Ездил я по объектам в трофейном «мерседесе», водил его сам, носил синий рабочий комбинезон на молниях. Управление машиной переключало внимание и было для меня лучшей формой отдыха.
Погон в то время не носили. Поэтому все мое иерархическое великолепие, нашитое золотом на рукавах, было скрыто комбинезоном. Что касается флотской фуражки, то адмиралам разрешалось «в походных условиях» носить ее с простым кожаным подбородным ремнем и скромной эмблемой.
… По ручному семафору разобрав, что у Авраамова затруднений нет, я без остановки проскочил на «мерседесе» мимо маяка на север. Вскоре на шоссе появилась довольно тучная фигура флегматичного капитана первого ранга Федора Михеевича Зверева, известного в Балтфлоте под именем «Феди».
Я остановил машину.
Перед нами распахнулась бухта с рыбачьим поселком Морье. Каменная наброска нижнего полотна строящейся железнодорожной ветки уже врезалась почти до середины небольшого заливчика, однако из-за нехватки строительных материалов кое-где рельсы со шпалами как бы висели в воздухе. Но внимание прежде всего привлекло яркое, похожее на кляксу, пятно, державшееся на воде у выходного мыска.
Баллоны с флуоресцином из тонкого стекла или резины использовались морскими самолетами всего мира с гидрографической или тактической целями (поиск подлодок). Но в данном случае…

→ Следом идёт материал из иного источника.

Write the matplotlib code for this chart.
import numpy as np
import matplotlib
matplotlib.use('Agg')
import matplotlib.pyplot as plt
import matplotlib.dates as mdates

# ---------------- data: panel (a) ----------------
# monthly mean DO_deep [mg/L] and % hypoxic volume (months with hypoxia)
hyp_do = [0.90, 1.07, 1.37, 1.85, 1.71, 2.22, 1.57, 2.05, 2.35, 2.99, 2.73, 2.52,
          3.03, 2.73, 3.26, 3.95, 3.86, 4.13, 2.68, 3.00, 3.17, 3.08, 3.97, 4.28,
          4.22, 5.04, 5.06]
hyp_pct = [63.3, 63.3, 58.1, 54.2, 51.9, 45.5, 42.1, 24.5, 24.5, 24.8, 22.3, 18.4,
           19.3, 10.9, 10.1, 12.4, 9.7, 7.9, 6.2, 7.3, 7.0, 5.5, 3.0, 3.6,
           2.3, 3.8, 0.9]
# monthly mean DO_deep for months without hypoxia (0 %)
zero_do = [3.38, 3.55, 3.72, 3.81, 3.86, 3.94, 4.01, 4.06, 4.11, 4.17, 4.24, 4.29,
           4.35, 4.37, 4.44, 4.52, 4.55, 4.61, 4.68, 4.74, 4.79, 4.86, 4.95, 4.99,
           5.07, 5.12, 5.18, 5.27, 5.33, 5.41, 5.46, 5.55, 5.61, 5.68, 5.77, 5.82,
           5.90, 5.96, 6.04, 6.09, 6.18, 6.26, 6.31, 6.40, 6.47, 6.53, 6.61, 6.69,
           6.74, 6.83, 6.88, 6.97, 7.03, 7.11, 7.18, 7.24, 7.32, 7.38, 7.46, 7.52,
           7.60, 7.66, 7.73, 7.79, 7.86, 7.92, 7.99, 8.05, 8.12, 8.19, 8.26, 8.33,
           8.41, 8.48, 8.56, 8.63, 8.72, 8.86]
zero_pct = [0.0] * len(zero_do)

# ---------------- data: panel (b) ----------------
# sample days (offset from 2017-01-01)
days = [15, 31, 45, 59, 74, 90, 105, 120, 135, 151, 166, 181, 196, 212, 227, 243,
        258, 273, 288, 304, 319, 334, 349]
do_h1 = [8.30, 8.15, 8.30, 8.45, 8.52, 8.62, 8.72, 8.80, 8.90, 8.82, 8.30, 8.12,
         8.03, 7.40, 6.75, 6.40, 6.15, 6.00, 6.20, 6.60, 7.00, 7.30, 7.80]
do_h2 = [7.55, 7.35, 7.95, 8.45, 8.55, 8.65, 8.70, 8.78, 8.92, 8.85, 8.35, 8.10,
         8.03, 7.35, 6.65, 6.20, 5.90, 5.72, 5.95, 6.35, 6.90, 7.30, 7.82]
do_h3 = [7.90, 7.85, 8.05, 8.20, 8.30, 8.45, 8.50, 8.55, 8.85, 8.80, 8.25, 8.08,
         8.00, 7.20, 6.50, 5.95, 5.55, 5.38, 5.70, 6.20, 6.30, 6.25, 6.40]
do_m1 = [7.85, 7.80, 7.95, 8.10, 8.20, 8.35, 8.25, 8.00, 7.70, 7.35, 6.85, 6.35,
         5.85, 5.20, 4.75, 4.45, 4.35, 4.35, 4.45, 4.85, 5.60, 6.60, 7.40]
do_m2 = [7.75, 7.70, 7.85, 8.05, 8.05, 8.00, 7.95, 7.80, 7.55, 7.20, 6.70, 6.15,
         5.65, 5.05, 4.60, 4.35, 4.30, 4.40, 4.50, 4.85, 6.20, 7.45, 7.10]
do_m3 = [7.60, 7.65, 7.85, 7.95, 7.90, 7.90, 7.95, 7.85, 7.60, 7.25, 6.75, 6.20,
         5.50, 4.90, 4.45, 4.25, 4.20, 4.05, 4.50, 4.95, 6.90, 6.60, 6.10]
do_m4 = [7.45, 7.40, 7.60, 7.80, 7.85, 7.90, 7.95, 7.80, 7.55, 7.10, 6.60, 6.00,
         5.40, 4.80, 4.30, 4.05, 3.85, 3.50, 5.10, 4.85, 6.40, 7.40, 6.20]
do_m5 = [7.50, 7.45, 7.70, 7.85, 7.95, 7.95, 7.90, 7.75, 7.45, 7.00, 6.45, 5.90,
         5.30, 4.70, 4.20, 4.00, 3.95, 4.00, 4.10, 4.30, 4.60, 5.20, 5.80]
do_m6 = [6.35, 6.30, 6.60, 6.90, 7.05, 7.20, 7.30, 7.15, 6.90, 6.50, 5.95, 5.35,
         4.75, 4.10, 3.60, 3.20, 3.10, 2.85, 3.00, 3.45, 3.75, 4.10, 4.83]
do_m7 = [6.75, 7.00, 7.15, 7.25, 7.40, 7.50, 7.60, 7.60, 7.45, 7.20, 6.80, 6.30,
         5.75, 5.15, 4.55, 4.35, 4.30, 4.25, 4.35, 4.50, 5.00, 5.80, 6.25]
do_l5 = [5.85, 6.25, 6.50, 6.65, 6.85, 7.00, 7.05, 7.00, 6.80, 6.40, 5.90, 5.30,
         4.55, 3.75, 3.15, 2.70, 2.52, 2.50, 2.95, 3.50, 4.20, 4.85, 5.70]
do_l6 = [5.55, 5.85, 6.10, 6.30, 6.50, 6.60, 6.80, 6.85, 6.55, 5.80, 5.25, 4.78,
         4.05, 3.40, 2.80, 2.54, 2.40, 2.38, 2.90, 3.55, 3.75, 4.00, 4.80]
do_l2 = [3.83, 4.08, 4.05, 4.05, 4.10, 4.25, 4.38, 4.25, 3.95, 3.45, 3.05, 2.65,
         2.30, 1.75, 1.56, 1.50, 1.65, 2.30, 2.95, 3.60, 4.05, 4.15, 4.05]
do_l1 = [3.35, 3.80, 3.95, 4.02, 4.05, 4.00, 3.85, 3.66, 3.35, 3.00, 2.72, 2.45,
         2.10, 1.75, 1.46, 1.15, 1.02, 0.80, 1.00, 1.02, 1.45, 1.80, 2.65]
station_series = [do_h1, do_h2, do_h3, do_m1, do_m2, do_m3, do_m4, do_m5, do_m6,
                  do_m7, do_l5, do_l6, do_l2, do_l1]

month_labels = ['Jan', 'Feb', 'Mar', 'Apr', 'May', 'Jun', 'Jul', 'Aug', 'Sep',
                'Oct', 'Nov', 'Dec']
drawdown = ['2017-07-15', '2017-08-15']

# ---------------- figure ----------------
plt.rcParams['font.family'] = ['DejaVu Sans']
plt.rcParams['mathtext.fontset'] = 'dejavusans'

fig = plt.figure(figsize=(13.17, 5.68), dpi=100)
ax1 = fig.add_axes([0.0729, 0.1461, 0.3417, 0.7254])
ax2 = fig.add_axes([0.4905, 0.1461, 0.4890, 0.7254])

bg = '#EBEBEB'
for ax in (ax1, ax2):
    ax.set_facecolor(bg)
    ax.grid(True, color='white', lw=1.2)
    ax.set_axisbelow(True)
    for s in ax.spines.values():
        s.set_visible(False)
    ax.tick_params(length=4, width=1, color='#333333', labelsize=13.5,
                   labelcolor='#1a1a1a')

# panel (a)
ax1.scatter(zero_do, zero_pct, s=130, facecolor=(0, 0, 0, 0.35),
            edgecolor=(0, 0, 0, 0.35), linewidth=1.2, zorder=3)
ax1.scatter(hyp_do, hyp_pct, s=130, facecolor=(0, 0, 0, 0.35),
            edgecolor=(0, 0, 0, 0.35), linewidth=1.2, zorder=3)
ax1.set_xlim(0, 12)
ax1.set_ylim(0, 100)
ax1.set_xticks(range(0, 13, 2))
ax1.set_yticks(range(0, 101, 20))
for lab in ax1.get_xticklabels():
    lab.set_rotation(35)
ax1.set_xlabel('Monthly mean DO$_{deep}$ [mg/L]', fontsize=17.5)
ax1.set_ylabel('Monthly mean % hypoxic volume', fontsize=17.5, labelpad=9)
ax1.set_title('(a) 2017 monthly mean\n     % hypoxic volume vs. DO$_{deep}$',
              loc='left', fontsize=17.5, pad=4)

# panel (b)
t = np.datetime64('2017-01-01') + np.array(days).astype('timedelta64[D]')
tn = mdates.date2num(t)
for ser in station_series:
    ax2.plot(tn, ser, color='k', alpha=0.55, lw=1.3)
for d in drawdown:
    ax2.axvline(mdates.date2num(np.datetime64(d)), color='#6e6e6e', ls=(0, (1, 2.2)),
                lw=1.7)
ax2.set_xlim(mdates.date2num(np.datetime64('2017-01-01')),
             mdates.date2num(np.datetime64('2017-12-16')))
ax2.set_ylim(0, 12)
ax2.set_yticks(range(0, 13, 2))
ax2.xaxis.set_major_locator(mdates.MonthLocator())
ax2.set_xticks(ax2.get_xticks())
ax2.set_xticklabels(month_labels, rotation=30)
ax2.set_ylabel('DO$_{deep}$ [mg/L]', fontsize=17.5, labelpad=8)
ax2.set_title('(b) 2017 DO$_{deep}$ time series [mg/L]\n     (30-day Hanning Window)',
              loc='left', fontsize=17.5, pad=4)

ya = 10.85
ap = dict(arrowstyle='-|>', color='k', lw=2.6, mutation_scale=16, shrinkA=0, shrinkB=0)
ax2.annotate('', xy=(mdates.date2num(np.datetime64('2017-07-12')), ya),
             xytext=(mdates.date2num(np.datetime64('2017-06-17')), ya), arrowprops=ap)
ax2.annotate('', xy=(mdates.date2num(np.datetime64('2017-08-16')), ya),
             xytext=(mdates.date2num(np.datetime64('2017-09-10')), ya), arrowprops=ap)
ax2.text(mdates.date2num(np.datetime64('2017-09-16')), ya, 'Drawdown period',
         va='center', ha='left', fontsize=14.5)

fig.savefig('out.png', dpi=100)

— Покойник сам себя обозначил, когда свалился сутки назад… А кто его подбил — не знаю, — скромно доложил Федя. — Впрочем, в подвале у чекистов сидит выловленный бортовой стрелок с рыжей шевелюрой… Только мы ни слова из него до сих пор выжать не смогли.
— Ну что ж, может я буду более удачлив?
В сопровождении чекиста мы с Федей прошли в землянку, где находился пленный.

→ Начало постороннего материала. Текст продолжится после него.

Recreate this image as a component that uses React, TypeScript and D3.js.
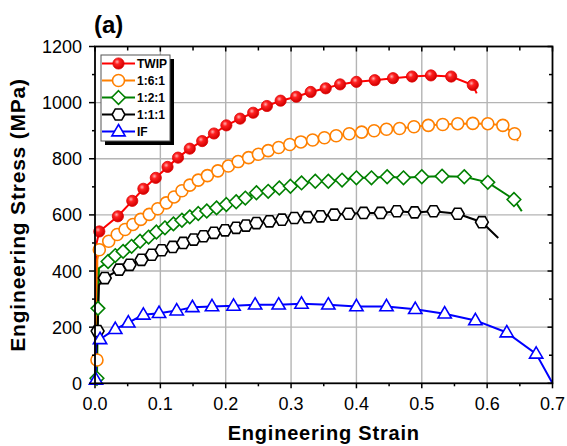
import React from 'react';
import * as d3 from 'd3';

type Pt = [number, number];

// strain, stress (MPa)
const twipKnee: Pt[] = [[0.0025, 500]];
const twipMarks: Pt[] = [
  [0.0066, 541], [0.035, 595], [0.057, 650], [0.074, 693], [0.093, 732], [0.111, 771],
  [0.127, 804], [0.145, 836], [0.164, 863], [0.182, 890], [0.201, 919], [0.222, 943],
  [0.242, 964], [0.263, 988], [0.284, 1007], [0.308, 1021], [0.330, 1038], [0.353, 1051],
  [0.375, 1065], [0.400, 1074], [0.428, 1080], [0.456, 1087], [0.485, 1093], [0.514, 1097],
  [0.545, 1093], [0.578, 1063],
];
const twipTail: Pt[] = [[0.584, 1033]];

const s161Early: Pt[] = [[0.003, 83]];
const s161Knee: Pt[] = [[0.0035, 440]];
const s161Marks: Pt[] = [
  [0.0066, 476], [0.021, 506], [0.034, 530], [0.046, 548], [0.058, 566], [0.070, 584],
  [0.083, 602], [0.096, 622], [0.109, 643], [0.121, 664], [0.133, 686], [0.145, 706],
  [0.158, 724], [0.172, 740], [0.188, 757], [0.204, 774], [0.219, 790], [0.235, 804],
  [0.250, 816], [0.265, 829], [0.281, 840], [0.298, 851], [0.315, 860], [0.333, 867],
  [0.351, 875], [0.369, 882], [0.389, 889], [0.408, 895], [0.427, 900], [0.446, 905],
  [0.466, 908], [0.488, 914], [0.510, 919], [0.532, 922], [0.555, 925], [0.578, 926],
  [0.601, 925], [0.624, 919], [0.642, 889],
];
const s161Tail: Pt[] = [[0.647, 863]];

const s121Early: Pt[] = [[0.003, 18], [0.0045, 267]];
const s121Knee: Pt[] = [[0.006, 410]];
const s121Marks: Pt[] = [
  [0.020, 434], [0.031, 455], [0.043, 470], [0.056, 488], [0.069, 506], [0.082, 521],
  [0.094, 539], [0.107, 554], [0.120, 568], [0.133, 581], [0.145, 593], [0.158, 605],
  [0.171, 614], [0.186, 625], [0.201, 637], [0.216, 647], [0.230, 660], [0.247, 679],
  [0.265, 684], [0.282, 696], [0.299, 702], [0.316, 714], [0.337, 720], [0.357, 720],
  [0.378, 724], [0.400, 732], [0.423, 732], [0.447, 736], [0.472, 732], [0.500, 736],
  [0.531, 738], [0.565, 736], [0.601, 716], [0.641, 655],
];
const s121Tail: Pt[] = [[0.653, 613]];

const s111Early: Pt[] = [[0.004, 186]];
const s111Knee: Pt[] = [[0.006, 350]];
const s111Marks: Pt[] = [
  [0.015, 375], [0.037, 405], [0.053, 422], [0.071, 440], [0.087, 458], [0.102, 474],
  [0.119, 486], [0.135, 500], [0.151, 512], [0.166, 524], [0.182, 536], [0.199, 545],
  [0.216, 554], [0.231, 562], [0.247, 571], [0.267, 577], [0.286, 583], [0.305, 589],
  [0.325, 592], [0.345, 595], [0.366, 601], [0.388, 604], [0.411, 607], [0.437, 607],
  [0.462, 613], [0.489, 609], [0.518, 613], [0.555, 604], [0.592, 574],
];
const s111Tail: Pt[] = [[0.617, 518]];

const ifEarly: Pt[] = [[0.0015, 12]];
const ifKnee: Pt[] = [[0.001, 140]];
const ifMarks: Pt[] = [
  [0.0077, 157], [0.031, 193], [0.051, 216], [0.074, 244], [0.098, 250], [0.125, 259],
  [0.149, 271], [0.179, 274], [0.212, 276], [0.245, 280], [0.281, 280], [0.316, 283],
  [0.357, 280], [0.400, 274], [0.446, 274], [0.490, 264], [0.535, 248], [0.582, 224],
  [0.630, 181], [0.675, 105],
];
const ifTail: Pt[] = [[0.700, 0]];

const xTicks = [0, 0.1, 0.2, 0.3, 0.4, 0.5, 0.6, 0.7];
const yTicks = [0, 200, 400, 600, 800, 1000, 1200];

type Shape = 'ball' | 'circle' | 'diamond' | 'hexagon' | 'triangle';
const series: { name: string; color: string; shape: Shape; early: Pt[]; knee: Pt[]; marks: Pt[]; tail: Pt[] }[] = [
  { name: 'TWIP', color: '#ff0000', shape: 'ball', early: [], knee: twipKnee, marks: twipMarks, tail: twipTail },
  { name: '1:6:1', color: '#ff8000', shape: 'circle', early: s161Early, knee: s161Knee, marks: s161Marks, tail: s161Tail },
  { name: '1:2:1', color: '#008000', shape: 'diamond', early: s121Early, knee: s121Knee, marks: s121Marks, tail: s121Tail },
  { name: '1:1:1', color: '#000000', shape: 'hexagon', early: s111Early, knee: s111Knee, marks: s111Marks, tail: s111Tail },
  { name: 'IF', color: '#0000ff', shape: 'triangle', early: ifEarly, knee: ifKnee, marks: ifMarks, tail: ifTail },
];

const W = 567, H = 446;
const m = { left: 95, right: 552.5, top: 46.5, bottom: 383.3 };
const font = '"Liberation Sans", Arial, sans-serif';

const Marker = ({ shape, color, x, y }: { shape: Shape; color: string; x: number; y: number }) => {
  const sw = 1.6;
  if (shape === 'ball') return <circle cx={x} cy={y} r={5.6} fill="url(#ball)" stroke="#e00000" strokeWidth={0.8} />;
  if (shape === 'circle') return <circle cx={x} cy={y} r={6} fill="#fff" stroke={color} strokeWidth={sw} />;
  if (shape === 'diamond') {
    const r = 6.8;
    return <path d={`M${x},${y - r}L${x + r},${y}L${x},${y + r}L${x - r},${y}Z`} fill="#fff" stroke={color} strokeWidth={sw} />;
  }
  if (shape === 'hexagon') {
    const r = 6.4;
    const pts = d3.range(6).map(i => [x + r * Math.cos((i * Math.PI) / 3), y + r * Math.sin((i * Math.PI) / 3)]);
    return <path d={d3.line()(pts as [number, number][]) + 'Z'} fill="#fff" stroke={color} strokeWidth={sw} />;
  }
  const r = 7;
  return <path d={`M${x},${y - r}L${x + r * 0.95},${y + r * 0.62}L${x - r * 0.95},${y + r * 0.62}Z`} fill="#fff" stroke={color} strokeWidth={sw} />;
};

export default function App() {
  const x = d3.scaleLinear().domain([0, 0.7]).range([m.left, m.right]);
  const y = d3.scaleLinear().domain([0, 1200]).range([m.bottom, m.top]);
  const line = d3.line<Pt>().x(d => x(d[0])).y(d => y(d[1]));
  const xMinor = d3.range(0, 0.701, 0.05);
  const yMinor = d3.range(0, 1201, 100);

  return (
    <svg width={W} height={H} style={{ position: 'absolute', left: 0, top: 0, background: '#fff' }}>
      <defs>
        <radialGradient id="ball" cx="0.38" cy="0.35" r="0.65">
          <stop offset="0" stopColor="#ffb0b0" />
          <stop offset="0.35" stopColor="#ff2020" />
          <stop offset="1" stopColor="#d00000" />
        </radialGradient>
      </defs>

      {/* grid */}
      {xTicks.slice(1, -1).map(t => (
        <line key={'gx' + t} x1={x(t)} x2={x(t)} y1={m.top} y2={m.bottom} stroke="#b4b4b4" strokeWidth={1.4} />
      ))}
      {yTicks.slice(1, -1).map(t => (
        <line key={'gy' + t} x1={m.left} x2={m.right} y1={y(t)} y2={y(t)} stroke="#b4b4b4" strokeWidth={1.4} />
      ))}

      {/* curves */}
      {series.map(s => (
        <path key={s.name} d={line([[0, 0], ...s.early, ...s.knee, ...s.marks, ...s.tail]) || ''} fill="none" stroke={s.color} strokeWidth={2} />
      ))}
      {series.map(s =>
        [...s.early, ...s.marks].map((p, i) => <Marker key={s.name + i} shape={s.shape} color={s.color} x={x(p[0])} y={y(p[1])} />)
      )}

      {/* frame + ticks */}
      <rect x={m.left} y={m.top} width={m.right - m.left} height={m.bottom - m.top} fill="none" stroke="#000" strokeWidth={1.8} />
      {xMinor.map((t, i) => {
        const major = i % 2 === 0;
        return (
          <g key={'tx' + i}>
            <line x1={x(t)} x2={x(t)} y1={m.bottom} y2={m.bottom + (major ? 5 : 3)} stroke="#000" strokeWidth={1.5} />
            <line x1={x(t)} x2={x(t)} y1={m.top} y2={m.top + (major ? 5 : 4)} stroke="#000" strokeWidth={1.5} />
          </g>
        );
      })}
      {yMinor.map((t, i) => {
        const major = i % 2 === 0;
        return (
          <g key={'ty' + i}>
            <line x1={m.left} x2={m.left - (major ? 6 : 3)} y1={y(t)} y2={y(t)} stroke="#000" strokeWidth={1.5} />
            <line x1={m.right} x2={m.right - (major ? 5 : 3.5)} y1={y(t)} y2={y(t)} stroke="#000" strokeWidth={1.5} />
          </g>
        );
      })}
      {xTicks.map(t => (
        <text key={'lx' + t} x={x(t)} y={410} textAnchor="middle" fontFamily={font} fontSize={18}>{t.toFixed(1)}</text>
      ))}
      {yTicks.map(t => (
        <text key={'ly' + t} x={82} y={y(t) + 6.5} textAnchor="end" fontFamily={font} fontSize={18}>{t}</text>
      ))}

      {/* labels */}
      <text x={(m.left + m.right) / 2} y={440} textAnchor="middle" fontFamily={font} fontSize={20} fontWeight="bold" letterSpacing={0.8}>Engineering Strain</text>
      <text transform={`translate(25,${(m.top + m.bottom) / 2}) rotate(-90)`} textAnchor="middle" fontFamily={font} fontSize={21} fontWeight="bold" letterSpacing={0.8}>Engineering Stress (MPa)</text>
      <text x={94} y={33} fontFamily={font} fontSize={24} fontWeight="bold">(a)</text>

      {/* legend */}
      <rect x={105} y={59} width={69} height={86} fill="#000" />
      <rect x={101} y={55} width={69} height={86} fill="#fff" stroke="#555" strokeWidth={1} />
      {series.map((s, i) => {
        const ly = 63.5 + i * 17;
        return (
          <g key={'lg' + s.name}>
            <line x1={102} x2={135} y1={ly} y2={ly} stroke={s.color} strokeWidth={2} />
            <Marker shape={s.shape} color={s.color} x={118.5} y={ly} />
            <text x={137} y={ly + 4.3} fontFamily={font} fontSize={12} fontWeight="bold">{s.name}</text>
          </g>
        );
      })}
    </svg>
  );
}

Тусклый свет, проникавший через стекло, вмонтированное во входную дверь, позволил кое-как разглядеть взъерошенного и еще не совсем обсохшего обер-фельдфебеля Luftwaffe (нем. военно-воздушные силы).
Он никак не реагировал на наше появление и остался сидеть. Игра в молчанку продолжалась.
Но прошло немного времени, и в помещение неожиданно втиснулся адъютант Авраамова. Он с подчеркнутым строевым шиком, характерным для младшего лейтенанта, выдвинутого из писарей, именуя меня адмиралом, протянул пакет, и тут произошла неожиданная метаморфоза.
Пленный вскочил, щелкнул каблуками и, вытянувшись по стойке смирно, в дальнейшем смотрел мне в лицо не то чтобы почтительно или заискивающе, а с готовностью и вниманием.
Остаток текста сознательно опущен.